The US-China Economic and Security Review Commission has documented Hong Kong’s role in processing payments for sanctioned Iranian and Russian oil through ‘an opaque network of intermediaries, shell companies, and payments systems.’ The US Bureau of Industry and Security took the unprecedented step in June 2024 of adding entire Hong Kong addresses to the Entity List due to patterns of shell company transshipment activity.
- Dollar clearing vulnerability: Hong Kong’s role in USD clearing via CHATS creates leverage points for both sanctions and counter-sanctions
- Bifurcated compliance: Firms must navigate incompatible regulatory regimes where Hong Kong law permits activities Beijing criminalizes
- Secondary sanctions risk: Western capital in Hong Kong faces exposure to entities facilitating sanctions evasion
- HKD peg pressure: Integration undermines the independence necessary to maintain the 42-year dollar peg credibly
What to Watch
The next inflection point arrives with China’s 15th Five-Year Plan formal endorsement. If Hong Kong is required to subordinate financial policy fully to national security objectives, the remaining institutional autonomy that distinguishes it from Shanghai or Shenzhen evaporates. Monitor three variables: the pace of CIPS direct participant additions from major Western banks, Beijing’s tolerance for divergence between mainland and Hong Kong virtual asset regulation, and whether Hong Kong implements any form of capital flow monitoring aligned with mainland systems.

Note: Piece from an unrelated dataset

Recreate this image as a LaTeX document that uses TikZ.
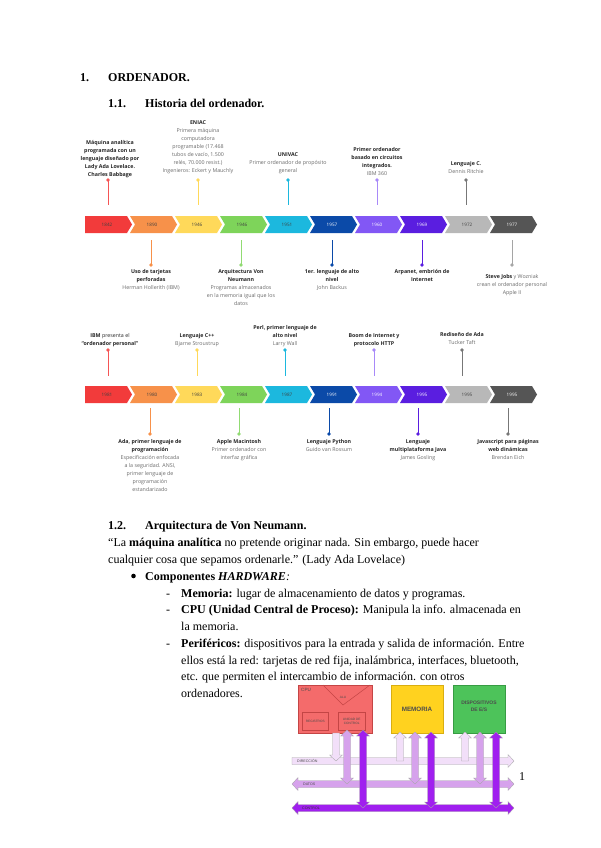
\documentclass[tikz,border=0pt]{standalone}
\usepackage{fontspec}
\setmainfont{Liberation Serif}
\newfontfamily\tlf{Open Sans}
\newfontfamily\hwf{Liberation Sans}
\usetikzlibrary{arrows.meta}
\definecolor{cRed}{HTML}{F23B3B}
\definecolor{cOra}{HTML}{F7914A}
\definecolor{cYel}{HTML}{FFD95A}
\definecolor{cGre}{HTML}{7ED45A}
\definecolor{cCya}{HTML}{1CB8DE}
\definecolor{cBlu}{HTML}{0B4AA8}
\definecolor{cLav}{HTML}{8257F5}
\definecolor{cVio}{HTML}{5A1EE0}
\definecolor{cLgr}{HTML}{B8B8B8}
\definecolor{cDgr}{HTML}{555555}
\definecolor{tgrey}{HTML}{6A6A6A}
\definecolor{cpuF}{HTML}{F46B6B}
\definecolor{cpuB}{HTML}{C44545}
\definecolor{memF}{HTML}{FFD21F}
\definecolor{memB}{HTML}{D9AE10}
\definecolor{esF}{HTML}{4DC35A}
\definecolor{esB}{HTML}{379C43}
\definecolor{busA}{HTML}{F2DFF9}
\definecolor{busB}{HTML}{D6A2EC}
\definecolor{busC}{HTML}{A01FEF}
\tikzset{
  yr/.style={inner sep=0, font=\tlf\fontsize{4.6}{5}\selectfont},
  tlab/.style={inner sep=0, align=center, text=black!85, font=\tlf\fontsize{5.3}{8}\selectfont},
  stem/.style={line width=0.9pt},
  dotc/.style={circle, inner sep=0, minimum size=3.6pt},
  body/.style={anchor=base west, inner sep=0, font=\fontsize{12}{14}\selectfont},
  hbody/.style={anchor=base west, inner sep=0, font=\bfseries\fontsize{12}{14}\selectfont},
  hwbox/.style={anchor=north west, inner sep=0, line width=0.5pt},
  hwt/.style={inner sep=0, font=\hwf\fontsize{3.2}{3.8}\selectfont, text=black!70, align=center},
}
\newcommand\grey[1]{\textcolor{tgrey}{#1}}
\newcommand\chev[7]{%
  \fill[#3] (#1,#2) -- ++(42,0) -- ++(5,8.5) -- ++(-5,8.5) -- ++(-42,0) -- ++(#7,-8.5) -- cycle;
  \node[yr, text=#4] (#6) at ({#1+22},{#2+8.5}) {#5};}
\newcommand\vdbl[4]{%
  \filldraw[fill=#4, draw=black!35, line width=0.3pt]
  ({#1-3.5},{#2+6}) -- ({#1-6.5},{#2+6}) -- (#1,#2) -- ({#1+6.5},{#2+6}) -- ({#1+3.5},{#2+6})
  -- ({#1+3.5},{#3-6}) -- ({#1+6.5},{#3-6}) -- (#1,#3) -- ({#1-6.5},{#3-6}) -- ({#1-3.5},{#3-6}) -- cycle;}
\newcommand\vdown[4]{%
  \filldraw[fill=#4, draw=black!35, line width=0.3pt]
  ({#1-3.5},#2) -- ({#1+3.5},#2) -- ({#1+3.5},{#3-6}) -- ({#1+6.5},{#3-6}) -- (#1,#3)
  -- ({#1-6.5},{#3-6}) -- ({#1-3.5},{#3-6}) -- cycle;}
\newcommand\vup[4]{%
  \filldraw[fill=#4, draw=black!35, line width=0.3pt]
  ({#1-3.5},#3) -- ({#1+3.5},#3) -- ({#1+3.5},{#2+6}) -- ({#1+6.5},{#2+6}) -- (#1,#2)
  -- ({#1-6.5},{#2+6}) -- ({#1-3.5},{#2+6}) -- cycle;}
\newcommand\hdbl[4]{%
  \filldraw[fill=#4, draw=black!35, line width=0.3pt]
  ({#2+6},{#1-3.5}) -- ({#2+6},{#1-6.5}) -- (#2,#1) -- ({#2+6},{#1+6.5}) -- ({#2+6},{#1+3.5})
  -- ({#3-6},{#1+3.5}) -- ({#3-6},{#1+6.5}) -- (#3,#1) -- ({#3-6},{#1-6.5}) -- ({#3-6},{#1-3.5}) -- cycle;}
\newcommand\hright[4]{%
  \filldraw[fill=#4, draw=black!35, line width=0.3pt]
  (#2,{#1-3.5}) -- ({#3-6},{#1-3.5}) -- ({#3-6},{#1-6.5}) -- (#3,#1) -- ({#3-6},{#1+6.5})
  -- ({#3-6},{#1+3.5}) -- (#2,{#1+3.5}) -- cycle;}
\begin{document}
\begin{tikzpicture}[x=1pt,y=-1pt]
\useasboundingbox (0,0) rectangle (600,848);
\fill[white] (0,0) rectangle (600,848);

% headings
\node[hbody] (h1n) at (80,82) {1.};
\node[hbody] (h1) at (108,82) {ORDENADOR.};
\node[hbody] (h11n) at (108,108) {1.1.};
\node[hbody] (h11) at (145,108) {Historia del ordenador.};

% ===== timeline 1 =====
\chev{85}{216}{cRed}{black!75}{1842}{a1}{0}
\chev{130}{216}{cOra}{black!75}{1890}{a2}{5}
\chev{175}{216}{cYel}{black!75}{1946}{a3}{5}
\chev{220}{216}{cGre}{black!75}{1946}{a4}{5}
\chev{265}{216}{cCya}{black!75}{1951}{a5}{5}
\chev{310}{216}{cBlu}{white}{1957}{a6}{5}
\chev{355}{216}{cLav}{white}{1960}{a7}{5}
\chev{400}{216}{cVio}{white}{1969}{a8}{5}
\chev{445}{216}{cLgr}{black!75}{1972}{a9}{5}
\chev{490}{216}{cDgr}{white}{1977}{a10}{5}

% top stems t1
\foreach \n/\x/\c in {1/108/cRed!80!pink, 3/198/cYel, 5/288/cCya, 7/377/cLav!70, 9/466/cDgr!80} {
  \coordinate (ta\n) at (\x,180);
  \coordinate (tb\n) at (\x,205);
  \draw[stem, \c] (ta\n) -- (tb\n);
  \node[dotc, fill=\c] at (ta\n) {};
}
\node[tlab, anchor=south] (la1) at (110,177.5) {\textbf{Máquina analítica}\\\textbf{programada con un}\\\textbf{lenguaje diseñado por}\\\textbf{Lady Ada Lovelace.}\\\textbf{Charles Babbage}};
\node[tlab, anchor=south] (la3) at (198,173.5) {\textbf{ENIAC}\\\grey{Primera máquina}\\\grey{computadora}\\\grey{programable (17.468}\\\grey{tubos de vacío, 1.500}\\\grey{relés, 70.000 resist.)}\\\grey{Ingenieros: Eckert y Mauchly}};
\node[tlab, anchor=south] (la5) at (288,173.5) {\textbf{UNIVAC}\\\grey{Primer ordenador de propósito}\\\grey{general}};
\node[tlab, anchor=south] (la7) at (377,176) {\textbf{Primer ordenador}\\\textbf{basado en circuitos}\\\textbf{integrados.}\\\grey{IBM 360}};
\node[tlab, anchor=south] (la9) at (466,173.5) {\textbf{Lenguaje C.}\\\grey{Dennis Ritchie}};

% bottom stems t1
\foreach \n/\x/\c in {2/151/cOra, 4/241/cGre!85, 6/332/cBlu, 8/422/cVio, 10/512/cLgr!90!black} {
  \coordinate (ba\n) at (\x,240);
  \coordinate (bb\n) at (\x,265);
  \draw[stem, \c] (ba\n) -- (bb\n);
  \node[dotc, fill=\c] at (bb\n) {};
}
\node[tlab, anchor=north] (lb2) at (151,269.5) {\textbf{Uso de tarjetas}\\\textbf{perforadas}\\\grey{Herman Hollerith (IBM)}};
\node[tlab, anchor=north] (lb4) at (241,269.5) {\textbf{Arquitectura Von}\\\textbf{Neumann}\\\grey{Programas almacenados}\\\grey{en la memoria igual que los}\\\grey{datos}};
\node[tlab, anchor=north] (lb6) at (332,269.5) {\textbf{1er. lenguaje de alto}\\\textbf{nivel}\\\grey{John Backus}};
\node[tlab, anchor=north] (lb8) at (422,269) {\textbf{Arpanet, embrión de}\\\textbf{Internet}};
\node[tlab, anchor=north] (lb10) at (512,274.5) {\textbf{Steve Jobs} \grey{y Wozniak}\\\grey{crean el ordenador personal}\\\grey{Apple II}};

% ===== timeline 2 =====
\chev{85}{386}{cRed}{black!75}{1981}{c1}{0}
\chev{130}{386}{cOra}{black!75}{1980}{c2}{5}
\chev{175}{386}{cYel}{black!75}{1983}{c3}{5}
\chev{220}{386}{cGre}{black!75}{1984}{c4}{5}
\chev{265}{386}{cCya}{black!75}{1987}{c5}{5}
\chev{310}{386}{cBlu}{white}{1991}{c6}{5}
\chev{355}{386}{cLav}{white}{1994}{c7}{5}
\chev{400}{386}{cVio}{white}{1995}{c8}{5}
\chev{445}{386}{cLgr}{black!75}{1995}{c9}{5}
\chev{490}{386}{cDgr}{white}{1995}{c10}{5}

\foreach \n/\x/\c in {1/108/cRed!80!pink, 3/197/cYel, 5/285/cCya, 7/374/cLav!70, 9/462/cDgr!80} {
  \coordinate (tc\n) at (\x,350);
  \coordinate (td\n) at (\x,376);
  \draw[stem, \c] (tc\n) -- (td\n);
  \node[dotc, fill=\c] at (tc\n) {};
}
\node[tlab, anchor=south] (lc1) at (110,346.5) {\textbf{IBM} presenta el\\\textbf{“ordenador personal”}};
\node[tlab, anchor=south] (lc3) at (197,346.5) {\textbf{Lenguaje C++}\\\grey{Bjarne Stroustrup}};
\node[tlab, anchor=south] (lc5) at (285,346.5) {\textbf{Perl, primer lenguaje de}\\\textbf{alto nivel}\\\grey{Larry Wall}};
\node[tlab, anchor=south] (lc7) at (374,346.5) {\textbf{Boom de Internet y}\\\textbf{protocolo HTTP}};
\node[tlab, anchor=south] (lc9) at (462,344.5) {\textbf{Rediseño de Ada}\\\grey{Tucker Taft}};

\foreach \n/\x/\c in {2/150/cOra, 4/239/cGre!85, 6/329/cBlu, 8/418/cVio, 10/508/cDgr!80} {
  \coordinate (bc\n) at (\x,408);
  \coordinate (bd\n) at (\x,434);
  \draw[stem, \c] (bc\n) -- (bd\n);
  \node[dotc, fill=\c] at (bd\n) {};
}
\node[tlab, anchor=north] (ld2) at (150,439.5) {\textbf{Ada, primer lenguaje de}\\\textbf{programación}\\\grey{Especificación enfocada}\\\grey{a la seguridad. ANSI,}\\\grey{primer lenguaje de}\\\grey{programación}\\\grey{estandarizado}};
\node[tlab, anchor=north] (ld4) at (239,439.5) {\textbf{Apple Macintosh}\\\grey{Primer ordenador con}\\\grey{interfaz gráfica}};
\node[tlab, anchor=north] (ld6) at (329,439.5) {\textbf{Lenguaje Python}\\\grey{Guido van Rossum}};
\node[tlab, anchor=north] (ld8) at (418,439.5) {\textbf{Lenguaje}\\\textbf{multiplataforma Java}\\\grey{James Gosling}};
\node[tlab, anchor=north] (ld10) at (508,439.5) {\textbf{Javascript para páginas}\\\textbf{web dinámicas}\\\grey{Brendan Eich}};

% ===== section 1.2 =====
\node[hbody] (h12n) at (108,529) {1.2.};
\node[hbody] (h12) at (145,529) {Arquitectura de Von Neumann.};
\node[body] (q1) at (108,546) {“La \textbf{máquina analítica} no pretende originar nada. Sin embargo, puede hacer};
\node[body] (q2) at (108,563) {cualquier cosa que sepamos ordenarle.” (Lady Ada Lovelace)};
\fill (133.5,576) circle (2.3);
\node[body] (b1) at (145,580) {\textbf{Componentes \textit{HARDWARE}}\textit{:}};
\node[body] (d1) at (166,597) {-};
\node[body] (m1) at (181,597) {\textbf{Memoria:} lugar de almacenamiento de datos y programas.};
\node[body] (d2) at (166,613) {-};
\node[body] (c1t) at (181,613) {\textbf{CPU (Unidad Central de Proceso):} Manipula la info. almacenada en};
\node[body] (c2t) at (181,630) {la memoria.};
\node[body] (d3) at (166,647) {-};
\node[body] (p1) at (181,647) {\textbf{Periféricos:} dispositivos para la entrada y salida de información. Entre};
\node[body] (p2) at (181,664) {ellos está la red: tarjetas de red fija, inalámbrica, interfaces, bluetooth,};
\node[body] (p3) at (181,680) {etc. que permiten el intercambio de información. con otros};
\node[body] (p4) at (181,697) {ordenadores.};
\node[body] (pg) at (519,780) {1};

% ===== hardware diagram =====
\node[hwbox, draw=cpuB, fill=cpuF, minimum width=74, minimum height=48] (cpu) at (298,685) {};
\draw[cpuB, line width=0.5pt] (323,685) -- (343,705) -- (370,685);
\node[hwt, anchor=north west, font=\hwf\fontsize{4.6}{5}\selectfont] (cpul) at (301,688) {CPU};
\node[hwt] (alu) at (343,697) {ALU};
\node[hwbox, draw=cpuB, minimum width=26, minimum height=18] (reg) at (302,712) {};
\node[hwt] at (reg.center) {REGISTROS};
\node[hwbox, draw=cpuB, minimum width=27, minimum height=18] (uc) at (338,712) {};
\node[hwt] at (uc.center) {UNIDAD DE\\CONTROL};
\node[hwbox, draw=memB, fill=memF, minimum width=52, minimum height=48] (mem) at (391,685) {};
\node[inner sep=0, font=\hwf\bfseries\fontsize{6.3}{7}\selectfont, text=black!70] at (417,709) {MEMORIA};
\node[hwbox, draw=esB, fill=esF, minimum width=52, minimum height=48] (es) at (453,685) {};
\node[inner sep=0, align=center, font=\hwf\bfseries\fontsize{5}{7}\selectfont, text=black!70] at (479,706) {DISPOSITIVOS\\DE E/S};

% buses
\hright{761}{292}{514}{busA}
\hdbl{784}{292}{514}{busB}
\hdbl{808}{292}{514}{busC}
\node[hwt, anchor=west, font=\hwf\fontsize{3.6}{4}\selectfont] (bdir) at (297,761) {DIRECCIÓN};
\node[hwt, anchor=west, font=\hwf\fontsize{3.6}{4}\selectfont] (bdat) at (303,784) {DATOS};
\node[hwt, anchor=west, font=\hwf\fontsize{3.6}{4}\selectfont, text=black!80] (bcon) at (302,808) {CONTROL};

% vertical connections
\vdown{336}{733}{761}{busA}
\vdbl{347}{730}{784}{busB}
\vdbl{363}{730}{808}{busC}
\vup{400}{732}{761}{busA}
\vdbl{415}{732}{784}{busB}
\vdbl{431}{732}{808}{busC}
\vup{465}{732}{761}{busA}
\vdbl{480}{732}{784}{busB}
\vdbl{496}{732}{808}{busC}
\end{tikzpicture}
\end{document}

The US response matters equally. Section 311 of the USA Patriot Act allows Treasury to designate institutions or jurisdictions as ‘primary money laundering concerns’—a tool that could devastate Hong Kong’s correspondent banking relationships but would also fragment global finance in ways that benefit Beijing’s bifurcation strategy. Washington faces a choice between accepting a sanctions-resistant Hong Kong or weaponizing financial infrastructure in ways that accelerate dedollarization.
Hong Kong’s transformation from bridge to vanguard represents more than the erosion of one city’s autonomy. It is the construction of parallel financial infrastructure designed to survive—and exploit—the weaponization of the dollar-based system. The question is no longer whether Hong Kong can maintain its role as neutral intermediary. That role is already gone.